PROVIDED MATERIAL =
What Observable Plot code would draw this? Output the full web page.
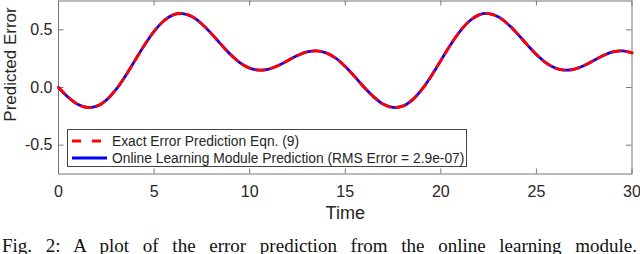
<!DOCTYPE html>
<html><head><meta charset="utf-8">
<script src="https://cdn.jsdelivr.net/npm/d3@7"></script>
<script src="https://cdn.jsdelivr.net/npm/@observablehq/plot@0.6"></script>
<style>
body{margin:0;background:#fff;}
#wrap{position:relative;width:640px;height:254px;overflow:hidden;font-family:"Liberation Sans",Arial,sans-serif;color:#262626;}
#legend{position:absolute;left:67px;top:129px;width:400px;height:38px;border:1px solid #444;background:#fff;box-sizing:border-box;}
.row{position:absolute;left:0;height:18px;display:flex;align-items:center;font-size:13.8px;white-space:nowrap;}
.row svg{margin-left:4px;margin-right:5px;}
#caption{position:absolute;left:2px;top:236px;width:635px;font-family:"Liberation Serif","Times New Roman",serif;font-size:19px;line-height:20px;text-align:justify;text-align-last:justify;color:#111;white-space:normal;}
</style></head><body>
<div id="wrap"></div>
<script>
const time = [0,0.5,1,1.5,2,2.5,3,3.5,4,4.5,5,5.5,6,6.5,7,7.5,8,8.5,9,9.5,10,10.5,11,11.5,12,12.5,13,13.5,14,14.5,15,15.5,
  16,16.5,17,17.5,18,18.5,19,19.5,20,20.5,21,21.5,22,22.5,23,23.5,24,24.5,25,25.5,26,26.5,27,27.5,28,28.5,29,29.5,30];
const exactError = [0.000,-0.083,-0.145,-0.173,-0.162,-0.109,-0.019,0.100,0.234,0.368,0.487,0.577,0.630,0.641,0.613,0.551,
  0.467,0.374,0.286,0.214,0.168,0.150,0.160,0.191,0.234,0.277,0.308,0.318,0.300,0.254,0.182,0.094,
  0.000,-0.083,-0.145,-0.173,-0.162,-0.109,-0.019,0.100,0.234,0.368,0.487,0.577,0.630,0.641,0.613,0.551,
  0.467,0.374,0.286,0.214,0.168,0.150,0.160,0.191,0.234,0.277,0.308,0.318,0.300];
const onlinePrediction = [0.000,-0.083,-0.145,-0.173,-0.162,-0.109,-0.019,0.100,0.234,0.368,0.487,0.577,0.630,0.641,0.613,0.551,
  0.467,0.374,0.286,0.214,0.168,0.150,0.160,0.191,0.234,0.277,0.308,0.318,0.300,0.254,0.182,0.094,
  0.000,-0.083,-0.145,-0.173,-0.162,-0.109,-0.019,0.100,0.234,0.368,0.487,0.577,0.630,0.641,0.613,0.551,
  0.467,0.374,0.286,0.214,0.168,0.150,0.160,0.191,0.234,0.277,0.308,0.318,0.300];
const xTicks = [0,5,10,15,20,25,30];
const yTicks = [-0.5,0,0.5];
const xDomain = [0,30];
const yDomain = [-0.75,0.75];
const xLabel = "Time";
const yLabel = "Predicted Error";
const legendLabels = ["Exact Error Prediction Eqn. (9)","Online Learning Module Prediction (RMS Error = 2.9e-07)"];
const captionText = "Fig. 2: A plot of the error prediction from the online learning module.";

const exactData = time.map((t,i)=>({t, v: exactError[i]}));
const onlineData = time.map((t,i)=>({t, v: onlinePrediction[i]}));
const RED = "#ff0000", BLUE = "#0000ff", AX = "#777";

const chart = Plot.plot({
  width: 640, height: 228,
  marginLeft: 58, marginRight: 8.5, marginTop: 0.5, marginBottom: 54.5,
  style: {fontFamily: "Liberation Sans, Arial, sans-serif", color: "#262626", background: "#fff"},
  x: {domain: xDomain},
  y: {domain: yDomain},
  marks: [
    Plot.frame({stroke: AX}),
    Plot.tickX(xTicks, {x: d=>d, insetTop: 168, stroke: AX}),
    Plot.tickX(xTicks, {x: d=>d, insetBottom: 168, stroke: AX}),
    Plot.tickY(yTicks, {y: d=>d, insetRight: 568, stroke: AX}),
    Plot.tickY(yTicks, {y: d=>d, insetLeft: 568, stroke: AX}),
    Plot.axisX(xTicks, {tickSize: 0, tickPadding: 12, fontSize: 16, label: null, fill: "#262626"}),
    Plot.axisY(yTicks, {tickSize: 0, tickPadding: 6, fontSize: 16, label: null, tickFormat: d=>d.toFixed(1), fill: "#262626"}),
    Plot.line(onlineData, {x: "t", y: "v", stroke: BLUE, strokeWidth: 2.8, curve: "catmull-rom"}),
    Plot.line(exactData, {x: "t", y: "v", stroke: RED, strokeWidth: 2.8, strokeDasharray: "9,6", curve: "catmull-rom"}),
    Plot.text([xLabel], {text: d=>d, frameAnchor: "bottom", lineAnchor: "middle", dy: 39.5, fontSize: 18, fill: "#262626"})
  ]
});
const wrap = document.getElementById("wrap");
wrap.appendChild(chart);

// rotated y-axis title
d3.select(chart).append("text")
  .attr("transform", "translate(10.5,64.5) rotate(-90)")
  .attr("text-anchor", "middle")
  .attr("dominant-baseline", "central")
  .attr("font-family", "Liberation Sans, Arial, sans-serif")
  .attr("font-size", 17)
  .attr("fill", "#262626")
  .text(yLabel);

const legend = document.createElement("div");
legend.id = "legend";
const styles = [{stroke: RED, dash: "9,11"}, {stroke: BLUE, dash: null}];
legendLabels.forEach((lab, i) => {
  const row = document.createElement("div");
  row.className = "row";
  row.style.top = (2 + i*17) + "px";
  const s = styles[i];
  row.innerHTML = `<svg width="35" height="10"><line x1="0" x2="35" y1="5" y2="5" stroke="${s.stroke}" stroke-width="2.8" ${s.dash ? `stroke-dasharray="${s.dash}"` : ""}/></svg><span>${lab}</span>`;
  legend.appendChild(row);
});
wrap.appendChild(legend);

const cap = document.createElement("div");
cap.id = "caption";
cap.textContent = captionText;
wrap.appendChild(cap);
</script>
</body></html>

GOAL =
Images should not appear in the copy; retype the listing above exactly.

ANSWER TO THIS TASK =
What Observable Plot code would draw this? Output the full web page.
<!DOCTYPE html>
<html><head><meta charset="utf-8">
<script src="https://cdn.jsdelivr.net/npm/d3@7"></script>
<script src="https://cdn.jsdelivr.net/npm/@observablehq/plot@0.6"></script>
<style>
body{margin:0;background:#fff;}
#wrap{position:relative;width:640px;height:254px;overflow:hidden;font-family:"Liberation Sans",Arial,sans-serif;color:#262626;}
#legend{position:absolute;left:67px;top:129px;width:400px;height:38px;border:1px solid #444;background:#fff;box-sizing:border-box;}
.row{position:absolute;left:0;height:18px;display:flex;align-items:center;font-size:13.8px;white-space:nowrap;}
.row svg{margin-left:4px;margin-right:5px;}
#caption{position:absolute;left:2px;top:236px;width:635px;font-family:"Liberation Serif","Times New Roman",serif;font-size:19px;line-height:20px;text-align:justify;text-align-last:justify;color:#111;white-space:normal;}
</style></head><body>
<div id="wrap"></div>
<script>
const time = [0,0.5,1,1.5,2,2.5,3,3.5,4,4.5,5,5.5,6,6.5,7,7.5,8,8.5,9,9.5,10,10.5,11,11.5,12,12.5,13,13.5,14,14.5,15,15.5,
  16,16.5,17,17.5,18,18.5,19,19.5,20,20.5,21,21.5,22,22.5,23,23.5,24,24.5,25,25.5,26,26.5,27,27.5,28,28.5,29,29.5,30];
const exactError = [0.000,-0.083,-0.145,-0.173,-0.162,-0.109,-0.019,0.100,0.234,0.368,0.487,0.577,0.630,0.641,0.613,0.551,
  0.467,0.374,0.286,0.214,0.168,0.150,0.160,0.191,0.234,0.277,0.308,0.318,0.300,0.254,0.182,0.094,
  0.000,-0.083,-0.145,-0.173,-0.162,-0.109,-0.019,0.100,0.234,0.368,0.487,0.577,0.630,0.641,0.613,0.551,
  0.467,0.374,0.286,0.214,0.168,0.150,0.160,0.191,0.234,0.277,0.308,0.318,0.300];
const onlinePrediction = [0.000,-0.083,-0.145,-0.173,-0.162,-0.109,-0.019,0.100,0.234,0.368,0.487,0.577,0.630,0.641,0.613,0.551,
  0.467,0.374,0.286,0.214,0.168,0.150,0.160,0.191,0.234,0.277,0.308,0.318,0.300,0.254,0.182,0.094,
  0.000,-0.083,-0.145,-0.173,-0.162,-0.109,-0.019,0.100,0.234,0.368,0.487,0.577,0.630,0.641,0.613,0.551,
  0.467,0.374,0.286,0.214,0.168,0.150,0.160,0.191,0.234,0.277,0.308,0.318,0.300];
const xTicks = [0,5,10,15,20,25,30];
const yTicks = [-0.5,0,0.5];
const xDomain = [0,30];
const yDomain = [-0.75,0.75];
const xLabel = "Time";
const yLabel = "Predicted Error";
const legendLabels = ["Exact Error Prediction Eqn. (9)","Online Learning Module Prediction (RMS Error = 2.9e-07)"];
const captionText = "Fig. 2: A plot of the error prediction from the online learning module.";

const exactData = time.map((t,i)=>({t, v: exactError[i]}));
const onlineData = time.map((t,i)=>({t, v: onlinePrediction[i]}));
const RED = "#ff0000", BLUE = "#0000ff", AX = "#777";

const chart = Plot.plot({
  width: 640, height: 228,
  marginLeft: 58, marginRight: 8.5, marginTop: 0.5, marginBottom: 54.5,
  style: {fontFamily: "Liberation Sans, Arial, sans-serif", color: "#262626", background: "#fff"},
  x: {domain: xDomain},
  y: {domain: yDomain},
  marks: [
    Plot.frame({stroke: AX}),
    Plot.tickX(xTicks, {x: d=>d, insetTop: 168, stroke: AX}),
    Plot.tickX(xTicks, {x: d=>d, insetBottom: 168, stroke: AX}),
    Plot.tickY(yTicks, {y: d=>d, insetRight: 568, stroke: AX}),
    Plot.tickY(yTicks, {y: d=>d, insetLeft: 568, stroke: AX}),
    Plot.axisX(xTicks, {tickSize: 0, tickPadding: 12, fontSize: 16, label: null, fill: "#262626"}),
    Plot.axisY(yTicks, {tickSize: 0, tickPadding: 6, fontSize: 16, label: null, tickFormat: d=>d.toFixed(1), fill: "#262626"}),
    Plot.line(onlineData, {x: "t", y: "v", stroke: BLUE, strokeWidth: 2.8, curve: "catmull-rom"}),
    Plot.line(exactData, {x: "t", y: "v", stroke: RED, strokeWidth: 2.8, strokeDasharray: "9,6", curve: "catmull-rom"}),
    Plot.text([xLabel], {text: d=>d, frameAnchor: "bottom", lineAnchor: "middle", dy: 39.5, fontSize: 18, fill: "#262626"})
  ]
});
const wrap = document.getElementById("wrap");
wrap.appendChild(chart);

// rotated y-axis title
d3.select(chart).append("text")
  .attr("transform", "translate(10.5,64.5) rotate(-90)")
  .attr("text-anchor", "middle")
  .attr("dominant-baseline", "central")
  .attr("font-family", "Liberation Sans, Arial, sans-serif")
  .attr("font-size", 17)
  .attr("fill", "#262626")
  .text(yLabel);

const legend = document.createElement("div");
legend.id = "legend";
const styles = [{stroke: RED, dash: "9,11"}, {stroke: BLUE, dash: null}];
legendLabels.forEach((lab, i) => {
  const row = document.createElement("div");
  row.className = "row";
  row.style.top = (2 + i*17) + "px";
  const s = styles[i];
  row.innerHTML = `<svg width="35" height="10"><line x1="0" x2="35" y1="5" y2="5" stroke="${s.stroke}" stroke-width="2.8" ${s.dash ? `stroke-dasharray="${s.dash}"` : ""}/></svg><span>${lab}</span>`;
  legend.appendChild(row);
});
wrap.appendChild(legend);

const cap = document.createElement("div");
cap.id = "caption";
cap.textContent = captionText;
wrap.appendChild(cap);
</script>
</body></html>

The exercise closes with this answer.